Brimmer criticized the mayor for not having negotiated the agreement for the suite before the city spent $70 million for land acquisition, subway station improvements, building demolition and utility line relocations at the site between Sixth and Seventh streets NW, north of F Street.

"At a time when the District of Columbia urgently needs every possible tool at its disposal for promoting economic development, job creation and business investment in our city, committing $125,0000 [per year] to obtain a discounted long-term lease on a box at the MCI Center is a justifiable public investment," Brimmer said. The suite is valued at $175,000 per year.

Brimmer wrote that it is "quite common" for city and state governments to own or lease boxes for elected officials to use for business entertainment purposes.

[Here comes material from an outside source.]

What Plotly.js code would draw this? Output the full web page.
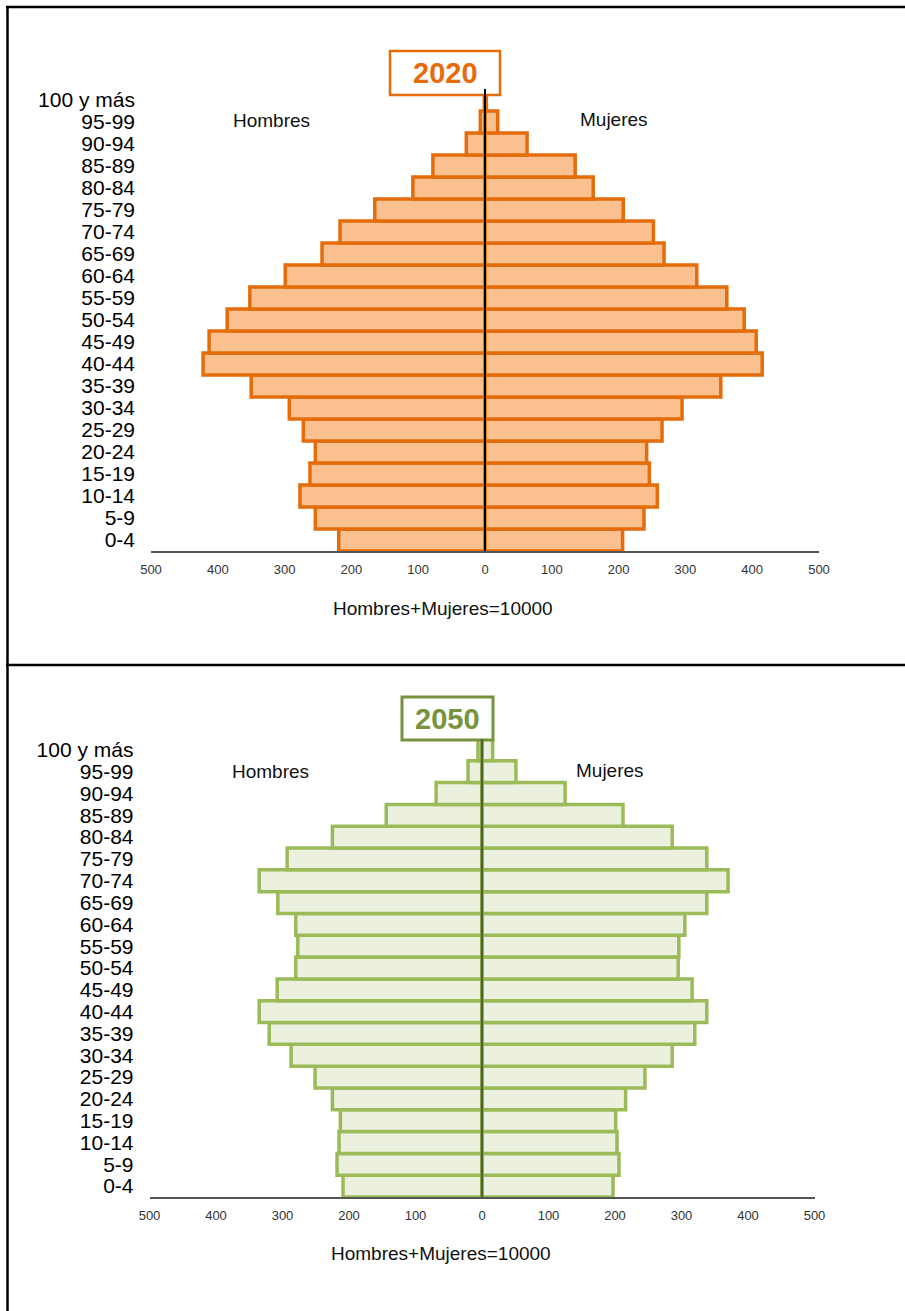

For example, mayors of several other cities, including Baltimore and Philadelphia, have rent-free suites at stadiums or arenas. In most cases, the facilities were built with a hefty helping of government funds. New York Mayor Rudolph W. Giuliani, however, does pay for his tickets when he attends games at one of that city's major arenas or stadiums.

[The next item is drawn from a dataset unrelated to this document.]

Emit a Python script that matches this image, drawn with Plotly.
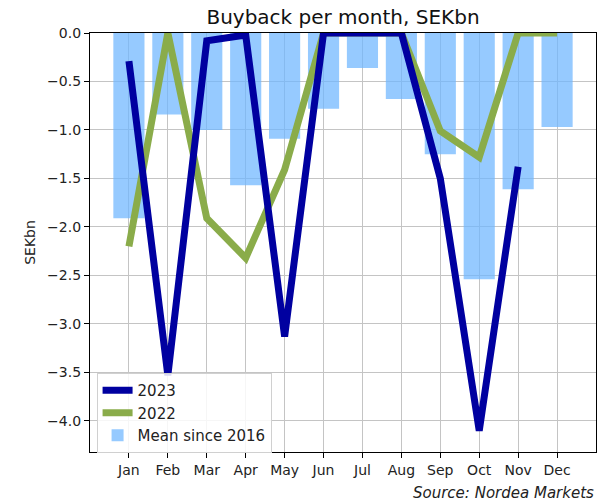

Prince George's County and the State of Maryland both have free skyboxes, worth more than $100,000 annually, at Jack Kent Cooke Stadium.

But Abe Pollin, owner of the Wizards, Capitals and the MCI arena, made no such offer to Barry. After the city expenditures paved the way, Pollin received private financing to construct the $138 million, 20,000-seat complex.

Barry is under investigation by the D.C. Office of Campaign Finance for accepting a complimentary ticket from Pollin while he was negotiating with him over the development of the MCI Center.

Terrance J. Lynch, the executive director of the Downtown Cluster of Congregations, filed the complaint that led to the investigation.

"Just because they're politicians doesn't mean they should be getting a luxury box, front-row seats or choice events tickets," he said. "They should have to pay like anyone else. There's a real concern that the reason the sports venues cost taxpayers so much is because the politicians are getting all the freebies. It's just not right."

The money to pay for the luxury suite will come from the $6 million budget of the D.C. Sports Commission, which is chaired and appointed by Barry. The commission raises revenue through its operation of Robert F. Kennedy Memorial Stadium and the D.C. Armory. That revenue does not go into the city's general fund.

Brimmer said he will enforce strict controls over use of the seats, including a requirement that a detailed log be kept of who uses the suite. He asked for the commission's guidelines for determining how the suite will be used. The commission will issue a report to the control board twice a year, he said.

He also gave the commission 30 days to submit a five-year business plan showing how much money, including tax revenue, the commission expects to generate from the rentals of the Armory and RFK Stadium.

The 11-member Sports Commission will determine who gets to attend events, according to James A. Dalrymple, executive director of the commission. The commission's other board members include Chief Financial Officer Anthony A. Williams and director of recreation Betty Jo Gaines.

Dalrymple said the commission requested money for a suite because when it is trying to entice people to come to the District for events, "it would be nice to use the MCI arena." He acknowledged the control board skepticism that it would be used by the mayor to entertain his friends. Dalrymple said he is drafting a resolution in an effort to eliminate those concerns.

John W. Hill Jr., control board executive director, said the board members would not use the suite.